THE ALABAMA WEEKEND: No real change — highs well up in the 80s Saturday and Sunday with only isolated afternoon and evening showers and storms. The chance of any one place getting wet will be in the 20 percent category.
FOOTBALL WEATHER: For Friday night’s high school games, it will be warm and humid, with temperatures falling from the low 80s at kickoff into the upper 70s by the final whistle. Just a slight risk of a shower during the first quarter.
Alabama will be in Nashville Saturday to take on the Vanderbilt Commodores (2:30 p.m. kickoff). The sky will be mostly sunny with a kickoff temperature near 88 degrees, falling into the mid 80s by the fourth quarter. Just a small risk of a brief shower.

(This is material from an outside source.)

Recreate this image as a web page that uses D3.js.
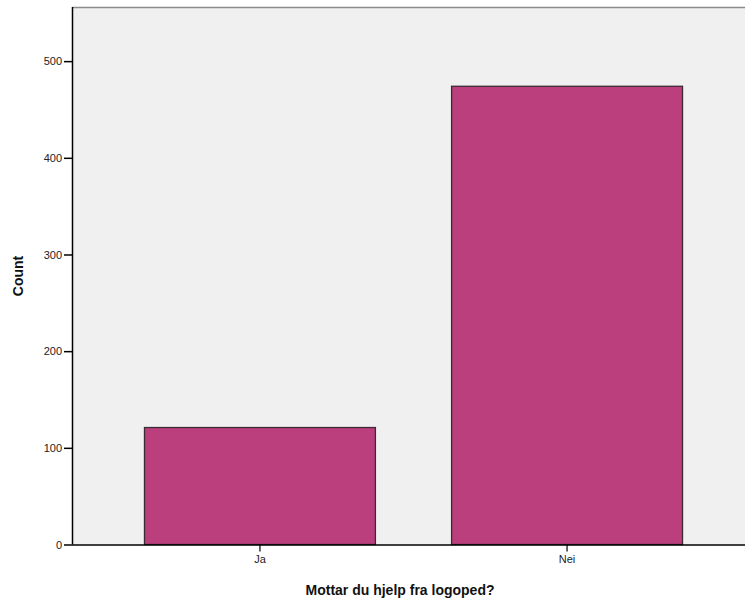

Auburn is also on the road, playing Missouri in Columbia Saturday evening (6:30 p.m. kickoff). We expect a clear sky with temperatures falling from 84 degrees at kickoff into the upper 70s by the final whistle.
And UAB is also traveling this weekend, playing North Texas Saturday evening (5:30 p.m. kickoff) in Denton. The weather will be dry with a fair sky; about 90 degrees at kickoff, falling through the 80s during the game.
NEXT WEEK: The ridge holds, so we stay warm with highs well up in the 80s and only isolated afternoon showers. No sign of any major, widespread rain for the state for the next seven to 10 days.
TROPICS: Lee is now a remnant low in the Central Atlantic. We are down to two active systems.
JOSE: Jose is still hanging on as a hurricane off the U.S. Atlantic coast with sustained winds of 75 mph; it is expected to weaken to a tropical storm tonight. The center will remain offshore, but it is close enough to warrant a tropical storm warning for Cape Cod. It will loop well east of New England over the next few days, and will lose tropical characteristics late this week.
MARIA: This is an extremely dangerous category 5 hurricane; the eye went right over the island of Dominica last night. Maximum sustained winds are near 160 mph with higher gusts. Some fluctuations in intensity are likely during the next day or two, but Maria is forecast to remain an extremely dangerous category 4 or 5 hurricane while it approaches the Virgin Islands and Puerto Rico.
A Hurricane Warning is in effect for:
- St. Kitts, Nevis and Montserrat
- U.S. Virgin Islands
- British Virgin Islands
- Puerto Rico, Culebra and Vieques
Maria will begin to gain latitude later this week and is expected to turn northward east of the Bahamas. Confidence is growing that Maria will not directly impact the East Coast of the U.S., and it is no threat to the Gulf of Mexico.